Der Ausschuss der Kantone (AdK) ist in Sachen Atom-Endlager anderer Meinung als die Nagra: Der AdK will, dass Nördlich Lägern im Zürcher Unterland und im aargauischen Zurzibiet als möglicher Standort weiterverfolgt wird.
Die Nationale Genossenschaft zur Lagerung radioaktiver Abfälle (Nagra) hatte dieses Gebiet im Januar 2015 aus dem Rennen genommen. Sie entschied, dass sich entweder Jura Ost oder Zürich Nordost am besten für die Lagerung von Atomabfällen eignen. Nur noch diese beiden Gebiete sollten in der dritten Etappe des Auswahlverfahrens vertieft untersucht werden. Aus dem Rennen nahm die Nagra damals die Standorte Jura Südfuss (SO/AG), Nördlich Lägern (ZH/AG), Südranden (SH) und Wellenberg (NW/OW).
Zürich Nordost und Jura Ost mit grösseren Schwächen
Die Experten des Kantonsausschusses haben für das Ausscheiden von Nördlich Lägern allerdings wenig Verständnis. Die Gründe für das Ausscheiden von Nördlich Lägern «vermögen einer kritischen Überprüfung nicht standzuhalten», teilte der AdK am Montag mit.
Die Modellvorstellungen seien unzutreffend, die Datenlage unsicher. Ein tiefer gelegenes Lager sei möglich.
Zudem könne auch bedeutend mehr Platz zur Verfügung stehen, als die Nagra erwarte. Gleichzeitig hätten Zürich Nordost und Jura Ost grössere Schwächen als von der Nagra angenommen. Sie seien der Erosion durch Gletscher und Durchbruchsrinnen stärker ausgesetzt als Nördlich Lägern. «Es müssen zwingend alle drei weiter untersucht werden», schreiben die Fachleute. Nur so sei gewährleistet, dass der sicherste Standort übrig bleibe.
Der sicherste Standort soll übrig bleiben
Der Fachbericht der Kantons-Experten wird nun dem Bundesamt für Energie zugestellt. Ob Nördlich Lägern wieder in die engere Auswahl aufgenommen wird, ist noch unklar. Der Bundesrat will bis Ende 2018 über die Standortvorschläge entscheiden.
Bei der Regionalkonferenz Nördlich Lägern nimmt man zur Kenntnis, dass die Kantonsexperten zu einem anderen Schluss kommen als die Nagra. «Wir hoffen, dass wir nun nicht in einen Streit der Experten hineingezogen werden,» wird Hanspeter Lienhart, Präsident der Regionalkonferenz, in einer Mitteilung zitiert. Es dürfe auf keinen Fall der Verdacht aufkommen, dass bei der Beurteilung der Standortregionen politische Überlegungen eine Rolle spielten. Gemäss Lienhart ist klar, dass die Sicherheit im Vordergrund stehen muss.

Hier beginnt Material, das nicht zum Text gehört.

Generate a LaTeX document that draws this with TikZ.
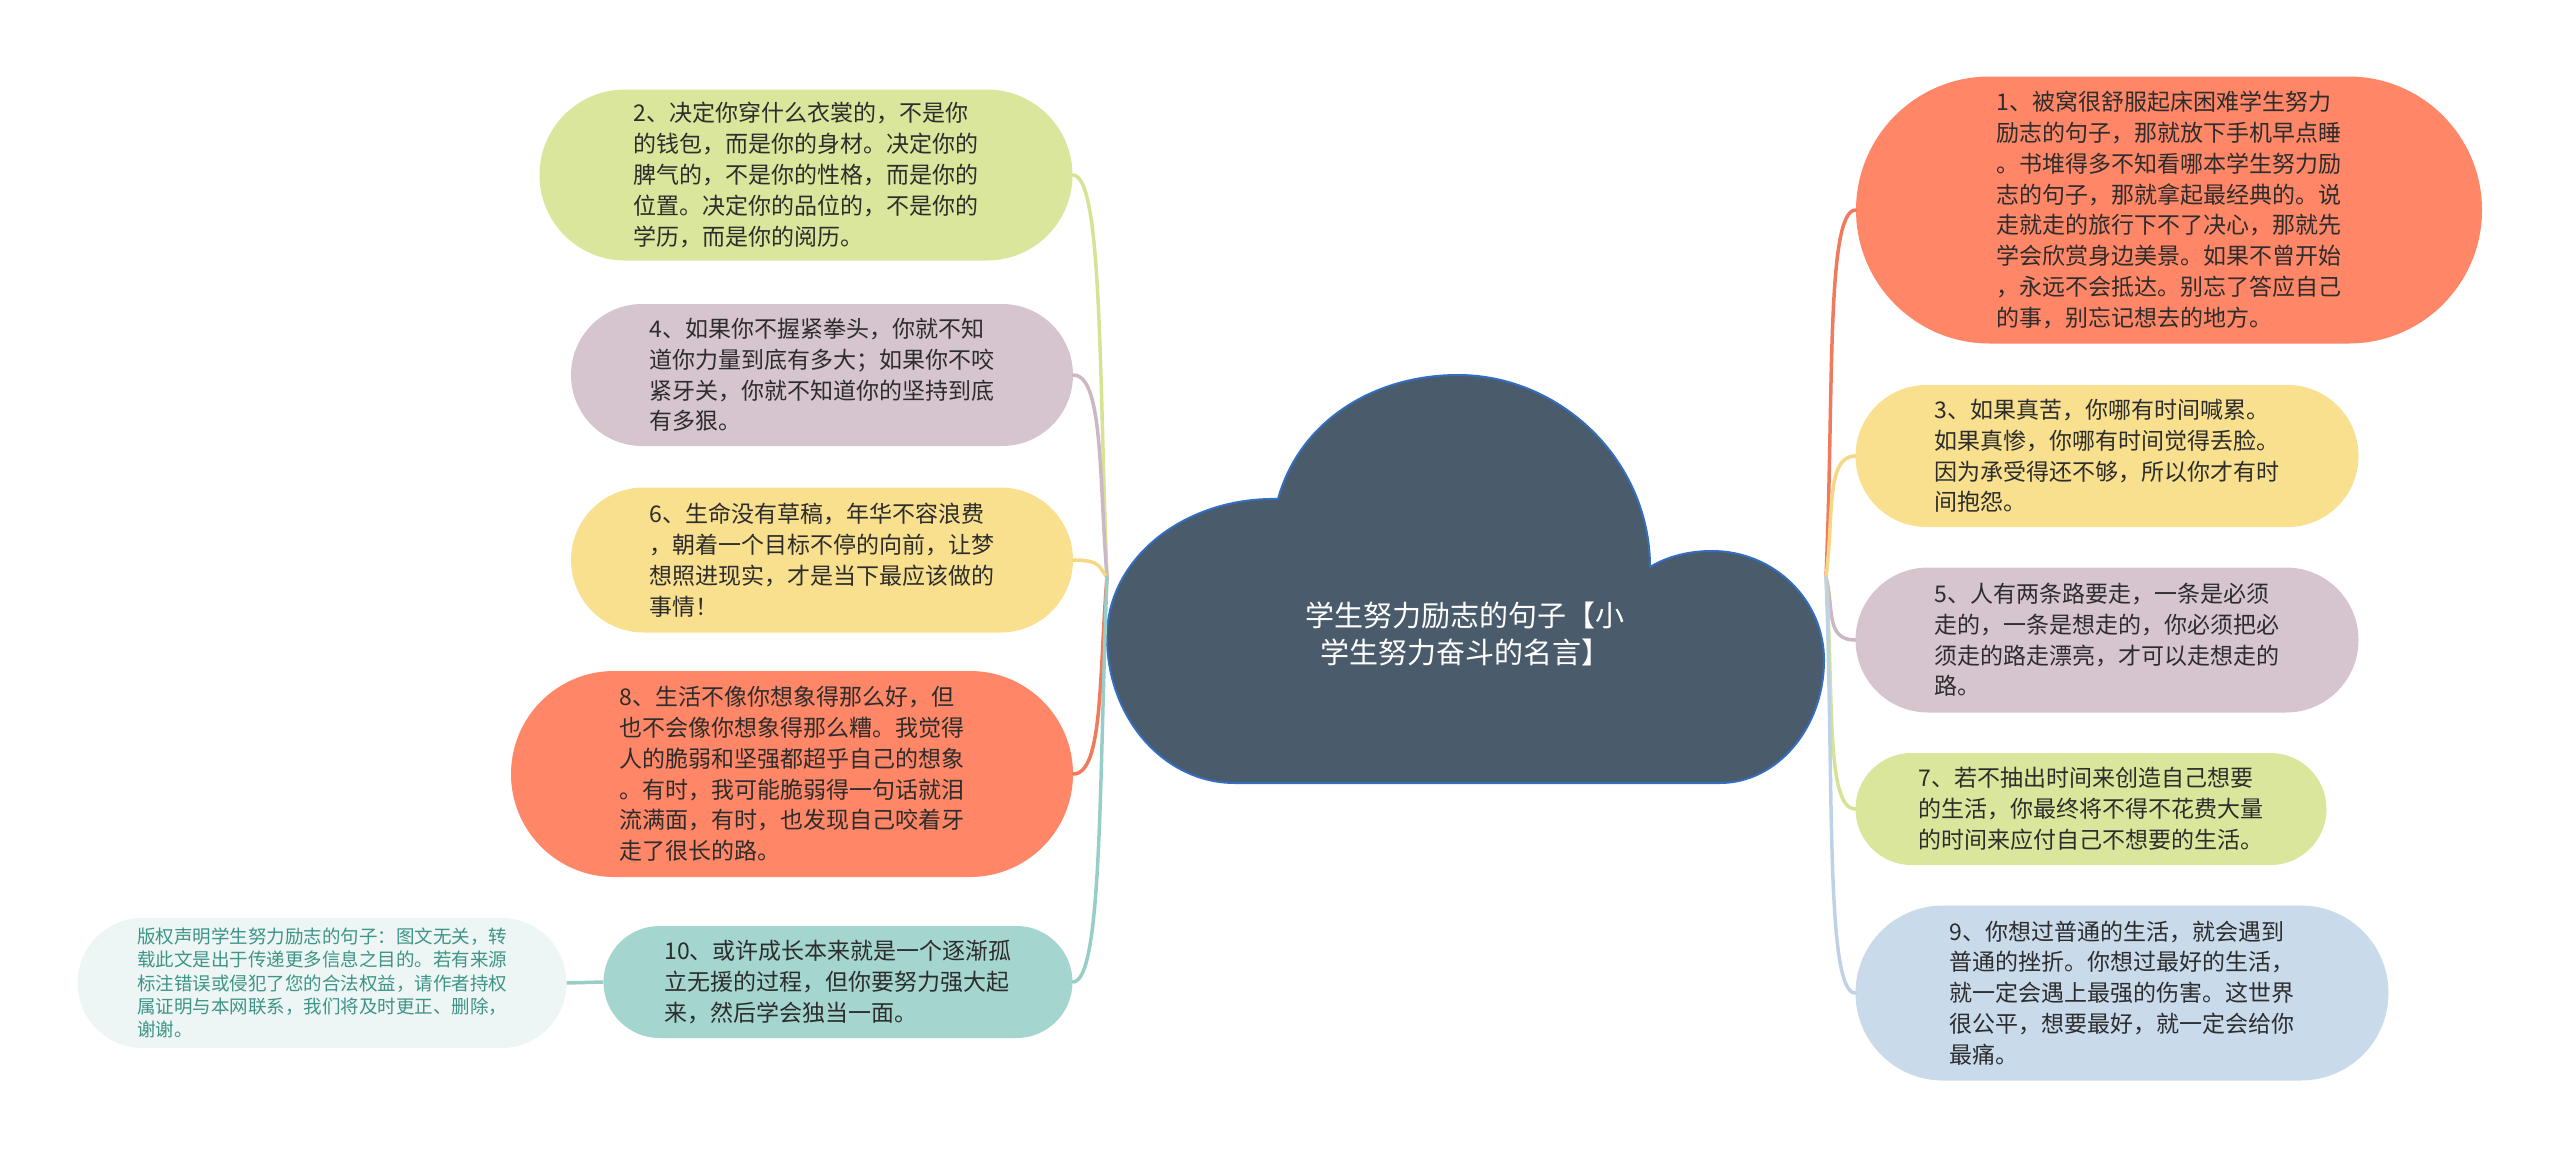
\documentclass[tikz,border=0pt]{standalone}
\usepackage{fontspec}
\setmainfont{Noto Sans CJK SC}
\usetikzlibrary{shapes.misc}

\definecolor{fgreen}{RGB}{218,230,155}
\definecolor{fmauve}{RGB}{214,196,207}
\definecolor{fyellow}{RGB}{248,224,142}
\definecolor{fsalmon}{RGB}{255,134,103}
\definecolor{fteal}{RGB}{164,213,207}
\definecolor{fblue}{RGB}{201,218,235}
\definecolor{fnote}{RGB}{237,246,244}
\definecolor{notetext}{RGB}{62,148,136}
\definecolor{lgreen}{RGB}{214,226,148}
\definecolor{lmauve}{RGB}{204,184,197}
\definecolor{lyellow}{RGB}{246,216,132}
\definecolor{lsalmon}{RGB}{240,122,92}
\definecolor{lteal}{RGB}{152,206,200}
\definecolor{lblue}{RGB}{190,210,230}
\definecolor{cloudfill}{RGB}{74,91,107}
\definecolor{cloudedge}{RGB}{52,110,190}
\definecolor{leaftext}{RGB}{45,45,45}

\begin{document}
\begin{tikzpicture}[x=1pt,y=-1pt,
  leaf/.style={rounded rectangle, inner sep=0pt, align=left, text=leaftext,
    font=\fontsize{23}{30.8}\selectfont},
  note/.style={rounded rectangle, inner sep=0pt, align=left, fill=fnote, text=notetext,
    font=\fontsize{18.5}{23.3}\selectfont},
  link/.style={line width=3.5pt, line cap=round}]
        \useasboundingbox (0,0) rectangle (2560,1159);
        % central cloud
        \fill[cloudfill, draw=cloudedge, line width=2pt] (1235,783)
          .. controls (1164,783) and (1107,718) .. (1107,637)
          .. controls (1107,558) and (1185,497) .. (1278,499)
          .. controls (1300,420) and (1375,375) .. (1458,375)
          .. controls (1560,375) and (1650,460) .. (1650,567)
          .. controls (1668,556) and (1690,551) .. (1712,551)
          .. controls (1774,551) and (1824,600) .. (1824,660)
          .. controls (1824,728) and (1777,783) .. (1720,783) -- cycle;
        \node[white, align=center, font=\fontsize{29}{37.5}\selectfont] (root) at (1465,634)
          {学生努力励志的句子【小\\学生努力奋斗的名言】};
        \coordinate (hubL) at (1107,577);
        \coordinate (hubR) at (1826,577);
        % left side
        \node[leaf, fill=fgreen, minimum width=533, minimum height=171] (n2) at (806,175)
          {2、决定你穿什么衣裳的，不是你\\的钱包，而是你的身材。决定你的\\脾气的，不是你的性格，而是你的\\位置。决定你的品位的，不是你的\\学历，而是你的阅历。};
        \node[leaf, fill=fmauve, minimum width=502, minimum height=142] (n4) at (822,375)
          {4、如果你不握紧拳头，你就不知\\道你力量到底有多大；如果你不咬\\紧牙关，你就不知道你的坚持到底\\有多狠。};
        \node[leaf, fill=fyellow, minimum width=502, minimum height=145] (n6) at (822,560)
          {6、生命没有草稿，年华不容浪费\\，朝着一个目标不停的向前，让梦\\想照进现实，才是当下最应该做的\\事情！};
        \node[leaf, fill=fsalmon, minimum width=562, minimum height=206] (n8) at (792,774)
          {8、生活不像你想象得那么好，但\\也不会像你想象得那么糟。我觉得\\人的脆弱和坚强都超乎自己的想象\\。有时，我可能脆弱得一句话就泪\\流满面，有时，也发现自己咬着牙\\走了很长的路。};
        \node[leaf, fill=fteal, minimum width=469, minimum height=112] (n10) at (838,982)
          {10、或许成长本来就是一个逐渐孤\\立无援的过程，但你要努力强大起\\来，然后学会独当一面。};
        \node[note, minimum width=489, minimum height=130] (copy) at (322,983)
          {版权声明学生努力励志的句子：图文无关，转\\载此文是出于传递更多信息之目的。若有来源\\标注错误或侵犯了您的合法权益，请作者持权\\属证明与本网联系，我们将及时更正、删除，\\谢谢。};
        % right side
        \node[leaf, fill=fsalmon, minimum width=626, minimum height=267] (n1) at (2169,210)
          {1、被窝很舒服起床困难学生努力\\励志的句子，那就放下手机早点睡\\。书堆得多不知看哪本学生努力励\\志的句子，那就拿起最经典的。说\\走就走的旅行下不了决心，那就先\\学会欣赏身边美景。如果不曾开始\\，永远不会抵达。别忘了答应自己\\的事，别忘记想去的地方。};
        \node[leaf, fill=fyellow, minimum width=503, minimum height=142] (n3) at (2107,456)
          {3、如果真苦，你哪有时间喊累。\\如果真惨，你哪有时间觉得丢脸。\\因为承受得还不够，所以你才有时\\间抱怨。};
        \node[leaf, fill=fmauve, minimum width=503, minimum height=145] (n5) at (2107,640)
          {5、人有两条路要走，一条是必须\\走的，一条是想走的，你必须把必\\须走的路走漂亮，才可以走想走的\\路。};
        \node[leaf, fill=fgreen, minimum width=471, minimum height=112] (n7) at (2091,809)
          {7、若不抽出时间来创造自己想要\\的生活，你最终将不得不花费大量\\的时间来应付自己不想要的生活。};
        \node[leaf, fill=fblue, minimum width=533, minimum height=175] (n9) at (2122,993)
          {9、你想过普通的生活，就会遇到\\普通的挫折。你想过最好的生活，\\就一定会遇上最强的伤害。这世界\\很公平，想要最好，就一定会给你\\最痛。};
        % branches
        \foreach \n/\c/\d in {n2/lgreen/-200, n4/lmauve/-100, n6/lyellow/-8, n8/lsalmon/98, n10/lteal/202}
          \draw[link, \c] (hubL) .. controls +(-8,\d) and +(30,0) .. (\n.east);
        \foreach \n/\c/\d in {n1/lsalmon/-183, n3/lyellow/-60, n5/lmauve/32, n7/lgreen/116, n9/lblue/208}
          \draw[link, \c] (hubR) .. controls +(8,\d) and +(-30,0) .. (\n.west);
        \draw[link, lteal, line cap=butt] (copy.east) -- (n10.west);
      \end{tikzpicture}
\end{document}
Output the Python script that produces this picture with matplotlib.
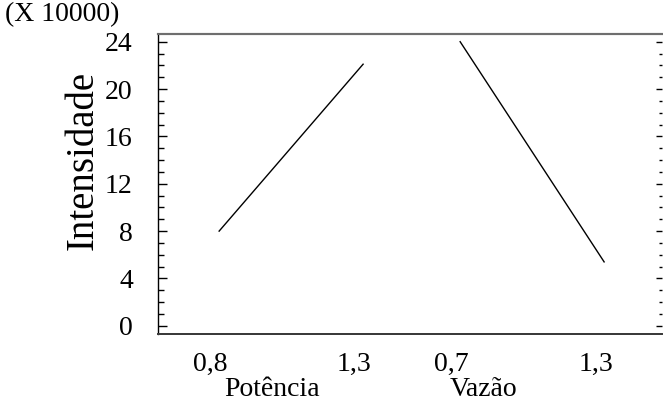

Seismische Messungen im Zürcher Weinland
Eine weitere Etappe auf der Suche nach dem Endlager wird am Montag im Zürcherischen Weinland (Standort Nordost) in Angriff genommen: Im Auftrag der Nagra werden dort ergänzende seismische Messungen durchgeführt. Auf einer Fläche von 20 Quadratkilometern werden die Gesteinsschichten in der Tiefe untersucht.
Vibrationsfahrzeuge schicken Schwingungen in den Untergrund, wo sie von den verschiedenen Gesteinsschichten reflektiert werden. Innerhalb weniger Sekunden erreichen die Schwingungen als «Echos» wieder die Erdoberfläche und werden aufgezeichnet. So entsteht ein dreidimensionales Bild des Untergrundes.
Das Eidgenössische Nuklearsicherheitsinspektorat (ENSI) hatte im September 2015 bemängelt, dass die Nagra «ungenügende und nicht nachvollziehbare Daten» zur maximalen Tiefenlage der Standortgebiete geliefert hatte. Die Nagra muss die Daten nun nachliefern.